L’ordinanza, che ha portato all’esecuzione di 11 misure cautelari per persone orbitanti intorno al clan Amato-Pagano, restituisce l’immagine di un sistema criminale che non si limita a occupare il territorio, ma lo amministra, lo regola e lo disciplina come un’entità sovrana. Nei dialoghi intercettati emerge con chiarezza il ruolo dei vertici del clan nel decidere chi può operare, dove e a quali condizioni, confermando un controllo capillare sulle aree di Mugnano, Melito e Napoli-Scampia.

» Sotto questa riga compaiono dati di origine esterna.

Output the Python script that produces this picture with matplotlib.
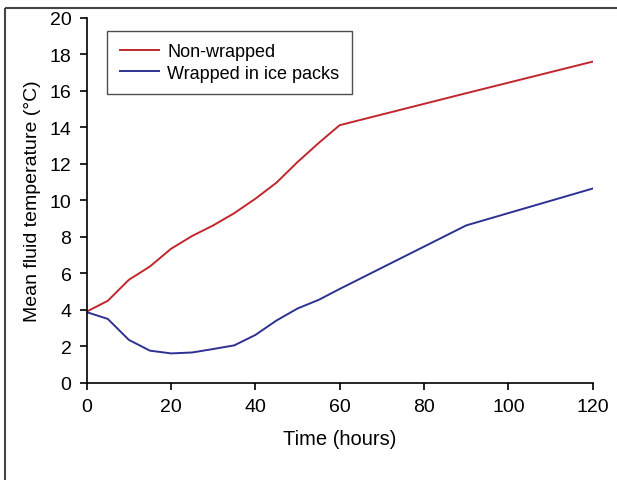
import numpy as np
from matplotlib import pyplot as plt
from matplotlib.lines import Line2D

plt.rcParams["font.family"] = ["Liberation Sans", "DejaVu Sans"]

# hours
time_nonwrapped = [0, 5, 10, 15, 20, 25, 30, 35, 40, 45, 50, 55, 60, 90, 120]
temp_nonwrapped = [3.91, 4.5, 5.65, 6.38, 7.35, 8.05, 8.63, 9.3, 10.09, 10.97,
                   12.1, 13.14, 14.12, 15.87, 17.6]

time_wrapped = [0, 5, 10, 15, 20, 25, 30, 35, 40, 45, 50, 55, 60, 90, 120]
temp_wrapped = [3.88, 3.51, 2.36, 1.77, 1.62, 1.67, 1.86, 2.06, 2.63, 3.42,
                4.08, 4.55, 5.15, 8.63, 10.65]

labels = ["Non-wrapped", "Wrapped in ice packs"]
x_ticks = [0, 20, 40, 60, 80, 100, 120]
y_ticks = [0, 2, 4, 6, 8, 10, 12, 14, 16, 18, 20]

fig = plt.figure(figsize=(6.17, 4.81), dpi=100)
ax = fig.add_axes([0.1405, 0.2017, 0.8201, 0.7592])

ax.plot(time_nonwrapped, temp_nonwrapped, color="#c0272d", lw=1.4, label=labels[0])
ax.plot(time_wrapped, temp_wrapped, color="#2e3192", lw=1.4, label=labels[1])

ax.set_xlim(0, 120)
ax.set_ylim(0, 20)
ax.set_xticks(x_ticks)
ax.set_yticks(y_ticks)
ax.tick_params(direction="out", length=5, width=1.2, labelsize=14, pad=6)
for side in ["top", "right"]:
    ax.spines[side].set_visible(False)
for side in ["left", "bottom"]:
    ax.spines[side].set_linewidth(1.2)

ax.set_xlabel("Time (hours)", fontsize=14.5, labelpad=10)
ax.set_ylabel("Mean fluid temperature (\u00b0C)", fontsize=14, labelpad=6)

leg = ax.legend(loc="upper left", bbox_to_anchor=(0.04, 0.965), fontsize=13,
                frameon=True, fancybox=False, edgecolor="#222222",
                handlelength=2.2, handletextpad=0.45, borderpad=0.7,
                labelspacing=0.25, borderaxespad=0)
leg.get_frame().set_linewidth(1.0)

# outer image frame: top and left edges only
fig.add_artist(Line2D([5 / 617, 1.01], [1 - 9 / 481, 1 - 9 / 481],
                      transform=fig.transFigure, color="#444444", lw=1.5,
                      solid_capstyle="butt"))
fig.add_artist(Line2D([5 / 617, 5 / 617], [-0.01, 1 - 9 / 481],
                      transform=fig.transFigure, color="#444444", lw=1.5,
                      solid_capstyle="butt"))

fig.savefig("out.png", dpi=100)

Il potere non si manifesta solo attraverso la violenza esplicita, ma soprattutto tramite decisioni che incidono sulla vita quotidiana degli affiliati e delle loro famiglie: l’accesso al lavoro, la possibilità di ricevere la mesata, il diritto stesso di “stare nelle zone”. Chi viene escluso non perde solo un sostegno economico, ma viene di fatto estromesso dalla comunità criminale.
Nelle conversazioni, Giulia Barra, per la quale il gip ha disposto il carcere, descrive con toni durissimi l’ascesa di figure che, pur non avendo una lunga storia all’interno del gruppo, arrivano a imporre la propria autorità.
Parole che vanno oltre l’insulto personale e che raccontano una frattura interna al clan, dove il comando non è più legato solo all’anzianità o ai trascorsi criminali. Elogiata è, invece, la figura di Enrico Bocchetti, marito di Vittoria Pagano, indicato come esempio emblematico di chi, forte della propria posizione, si sente legittimato a stabilire regole, punizioni e gerarchie.
Secondo quanto emerge dall’ordinanza, Bocchetti rappresenta un modello di comando rigido, che non ammette mediazioni: decide chi deve lavorare, chi deve essere allontanato e chi ha diritto alla mesata. Un potere esercitato non solo con le parole, ma con la minaccia implicita dell’esclusione e della violenza, come dimostrano i timori espressi dagli interlocutori e il clima di paura che traspare dai dialoghi.